ECLI:NL:RBZWB:2020:2640
Rechtbank Zeeland-West-Brabant
- Voorlopige voorziening
- Rechtspraak.nl
Intrekking van het recht op bijstand wegens schending van de inlichtingenplicht
In deze zaak heeft de voorzieningenrechter van de Rechtbank Zeeland-West-Brabant op 18 juni 2020 uitspraak gedaan in een verzoek om een voorlopige voorziening. Verzoeker, die bijstandsuitkering ontving op grond van de Participatiewet, heeft bezwaar gemaakt tegen het besluit van het college van burgemeester en wethouders van de gemeente Tilburg, dat zijn bijstandsuitkering per 21 april 2020 heeft ingetrokken.
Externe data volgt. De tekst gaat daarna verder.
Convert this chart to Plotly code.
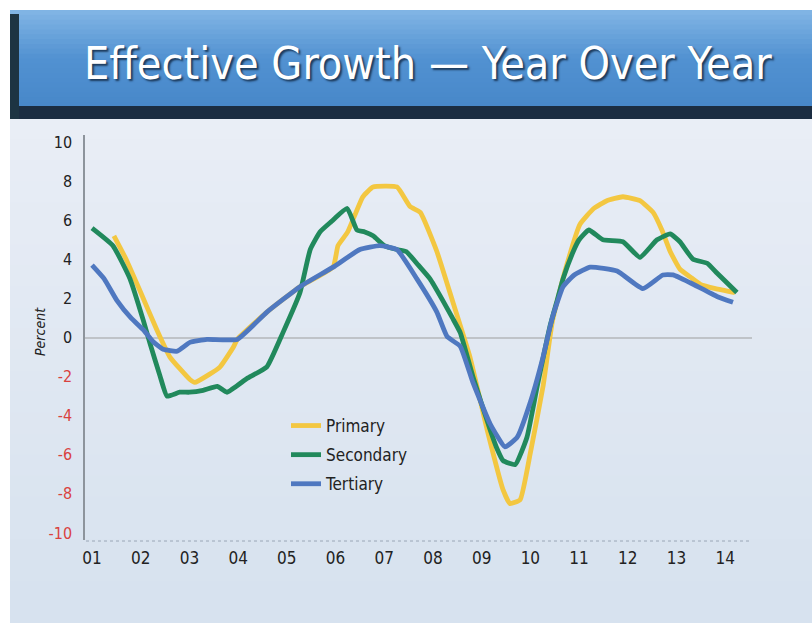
import plotly.graph_objects as go

# ---------------- data ----------------
year_ticks = list(range(1, 15))
year_labels = ["01", "02", "03", "04", "05", "06", "07", "08", "09", "10", "11", "12", "13", "14"]
y_ticks = [10, 8, 6, 4, 2, 0, -2, -4, -6, -8, -10]

primary_x = [1.45, 1.7, 2.0, 2.33, 2.6, 3.01, 3.11, 3.4, 3.63, 3.9, 3.98, 4.59, 5.27, 5.95, 6.05, 6.25,
             6.56, 6.77, 7.26, 7.53, 7.74, 8.08, 8.41, 8.76, 9.11, 9.44, 9.58, 9.79, 10.0, 10.26,
             10.45, 10.7, 11.02, 11.3, 11.57, 11.9, 12.25, 12.52, 12.7, 12.87, 13.07, 13.28, 13.5,
             13.8, 14.2]
primary_y = [5.2, 4.0, 2.3, 0.4, -1.0, -2.15, -2.3, -1.9, -1.5, -0.5, -0.1, 1.3, 2.6, 3.6, 4.7, 5.4,
             7.2, 7.7, 7.7, 6.7, 6.4, 4.4, 1.8, -1.0, -4.7, -7.8, -8.5, -8.3, -5.9, -2.5,
             0.8, 3.3, 5.8, 6.6, 7.0, 7.2, 7.0, 6.4, 5.5, 4.4, 3.5, 3.1, 2.7,
             2.5, 2.3]

secondary_x = [1.0, 1.43, 1.78, 2.05, 2.19, 2.4, 2.54, 2.8, 3.0, 3.28, 3.57, 3.77, 4.18, 4.59, 4.92,
               5.27, 5.48, 5.68, 5.9, 6.24, 6.44, 6.6, 6.77, 7.0, 7.26, 7.45, 7.7, 7.94, 8.2, 8.4,
               8.56, 8.82, 9.0, 9.17, 9.3, 9.44, 9.69, 9.93, 10.14, 10.4, 10.55, 10.67, 10.88,
               11.0, 11.2, 11.49, 11.9, 12.25, 12.6, 12.87, 13.07, 13.34, 13.63, 13.83, 14.24]
secondary_y = [5.6, 4.7, 3.0, 0.9, -0.3, -2.0, -3.0, -2.8, -2.8, -2.7, -2.5, -2.8, -2.1, -1.5, 0.25,
               2.3, 4.5, 5.4, 5.9, 6.6, 5.5, 5.4, 5.2, 4.7, 4.5, 4.4, 3.7, 3.0, 1.9, 1.0,
               0.25, -2.0, -3.4, -4.7, -5.6, -6.3, -6.5, -5.1, -2.5, 0.55, 1.9, 3.0, 4.4,
               5.0, 5.5, 5.0, 4.9, 4.1, 5.0, 5.3, 4.9, 4.0, 3.8, 3.3, 2.3]

tertiary_x = [1.0, 1.25, 1.51, 1.8, 2.05, 2.25, 2.46, 2.75, 3.01, 3.36, 3.98, 4.59, 5.27, 5.95,
              6.5, 6.91, 7.26, 7.67, 8.08, 8.29, 8.56, 8.82, 9.17, 9.48, 9.73, 10.0, 10.26,
              10.45, 10.67, 10.9, 11.23, 11.78, 12.31, 12.72, 12.93, 13.28, 13.83, 14.16]
tertiary_y = [3.7, 3.0, 1.9, 1.0, 0.4, -0.2, -0.6, -0.7, -0.25, -0.1, -0.1, 1.3, 2.6, 3.6,
              4.5, 4.7, 4.5, 3.0, 1.3, 0.05, -0.45, -2.3, -4.4, -5.6, -5.1, -3.3, -1.0,
              1.0, 2.6, 3.2, 3.6, 3.4, 2.5, 3.2, 3.2, 2.8, 2.1, 1.8]

series = [
    ("Primary", primary_x, primary_y, "#f3c741"),
    ("Secondary", secondary_x, secondary_y, "#21895c"),
    ("Tertiary", tertiary_x, tertiary_y, "#4f78c0"),
]

# ---------------- layout helpers (pixel -> paper) ----------------
W, H = 812, 623
L, R, T, B = 85, 60, 135, 83
PW, PH = W - L - R, H - T - B


def px(x):
    return (x - L) / PW


def py(y):
    return (H - B - y) / PH


FONT = "DejaVu Sans Condensed, Liberation Sans Narrow, Arial Narrow, Liberation Sans, sans-serif"

fig = go.Figure()
for name, xs, ys, col in series:
    fig.add_trace(go.Scatter(x=xs, y=ys, mode="lines", name=name, legendgroup=name,
                             line=dict(color=col, width=4.8, shape="spline", smoothing=0.4)))

shapes = []
# page panel gradient
top_c = (233, 238, 246)
bot_c = (215, 226, 239)
n = 24
y0p, y1p = 118, 623
for i in range(n):
    t = i / (n - 1)
    c = tuple(int(top_c[k] + (bot_c[k] - top_c[k]) * t) for k in range(3))
    ya = y0p + (y1p - y0p) * i / n
    yb = y0p + (y1p - y0p) * (i + 1) / n + 1
    shapes.append(dict(type="rect", xref="paper", yref="paper", layer="below",
                       x0=px(10), x1=px(W), y0=py(yb), y1=py(ya),
                       line=dict(width=0), fillcolor="rgb(%d,%d,%d)" % c))
# banner gradient
b_top = (128, 180, 228)
b_mid = (82, 146, 210)
b_bot = (72, 136, 202)
nb = 20
for i in range(nb):
    t = i / (nb - 1)
    if t < 0.5:
        c = tuple(int(b_top[k] + (b_mid[k] - b_top[k]) * t * 2) for k in range(3))
    else:
        c = tuple(int(b_mid[k] + (b_bot[k] - b_mid[k]) * (t - 0.5) * 2) for k in range(3))
    ya = 10 + 97 * i / nb
    yb = 10 + 97 * (i + 1) / nb + 1
    shapes.append(dict(type="rect", xref="paper", yref="paper", layer="below",
                       x0=px(10), x1=px(W), y0=py(yb), y1=py(ya),
                       line=dict(width=0), fillcolor="rgb(%d,%d,%d)" % c))
# dark bottom strip of banner
shapes.append(dict(type="rect", xref="paper", yref="paper", layer="below",
                   x0=px(10), x1=px(W), y0=py(119), y1=py(106),
                   line=dict(width=0), fillcolor="#1b2d42"))
# dark left strip of banner
shapes.append(dict(type="rect", xref="paper", yref="paper", layer="below",
                   x0=px(10), x1=px(19), y0=py(119), y1=py(14),
                   line=dict(width=0), fillcolor="#1d3443"))
# dotted baseline
shapes.append(dict(type="line", xref="paper", yref="paper", layer="below",
                   x0=px(86), x1=px(752), y0=py(541), y1=py(541),
                   line=dict(color="#9aa6b6", width=1, dash="dot")))

ytext = []
for v in y_ticks:
    if v < 0:
        ytext.append("<span style='color:#d9423f'>%d</span>" % v)
    else:
        ytext.append("%d" % v)

fig.update_layout(
    width=W, height=H,
    margin=dict(l=L, r=R, t=T, b=B, pad=0),
    paper_bgcolor="#ffffff",
    plot_bgcolor="rgba(0,0,0,0)",
    shapes=shapes,
    showlegend=True,
    legend=dict(x=px(286), y=py(408), xanchor="left", yanchor="top",
                bgcolor="rgba(0,0,0,0)", font=dict(family=FONT, size=17, color="#222222"),
                itemwidth=30, tracegroupgap=4),
    xaxis=dict(range=[0.856, 14.55], tickvals=year_ticks, ticktext=year_labels,
               showgrid=False, zeroline=False, showline=False, ticks="",
               tickfont=dict(family=FONT, size=17, color="#222222"), ticklabelstandoff=6),
    yaxis=dict(range=[-10.36, 10.36], tickvals=y_ticks, ticktext=ytext,
               showgrid=False, zeroline=True, zerolinecolor="#bfc3c8", zerolinewidth=1.5,
               showline=True, linecolor="#8d949c", linewidth=1.5, ticks="",
               tickfont=dict(family=FONT, size=16, color="#222222"), ticklabelstandoff=8),
    annotations=[
        dict(text="Effective Growth — Year Over Year", xref="paper", yref="paper",
             x=px(428), y=py(64), xanchor="center", yanchor="middle", showarrow=False,
             font=dict(family=FONT, size=44.5, color="#ffffff",
                       shadow="2px 2px 2px #1c3a5c")),
        dict(text="<i>Percent</i>", xref="paper", yref="paper", x=px(40), y=py(332),
             xanchor="center", yanchor="middle", showarrow=False, textangle=-90,
             font=dict(family=FONT, size=14, color="#222222")),
    ],
)

fig.write_html("out.html")
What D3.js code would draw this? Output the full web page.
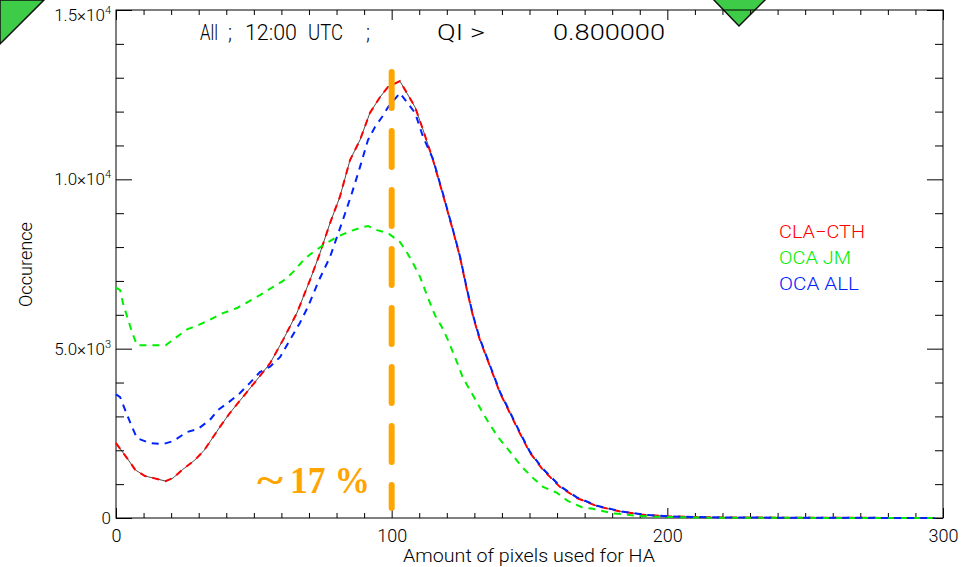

Dit besluit was gebaseerd op de stelling dat verzoeker niet woonachtig was op het door hem opgegeven adres. Tijdens de zitting op 9 juni 2020 heeft verzoeker erkend dat hij niet op het opgegeven adres woonde, wat leidde tot de conclusie dat hij onjuiste informatie had verstrekt over zijn woonsituatie. De voorzieningenrechter overwoog dat verzoeker zijn inlichtingenplicht had geschonden, wat op grond van artikel 54, derde lid, van de Participatiewet een rechtsgrond vormt voor intrekking van de bijstandsuitkering. De voorzieningenrechter oordeelde dat het college terecht had gesteld dat de intrekking van de bijstandsuitkering niet onterecht was, en dat verzoeker niet had aangetoond dat hij recht had op bijstand. Het verzoek om een voorlopige voorziening werd afgewezen, en er werd geen proceskostenveroordeling opgelegd. De uitspraak is openbaar gemaakt en er staat geen rechtsmiddel open tegen deze beslissing.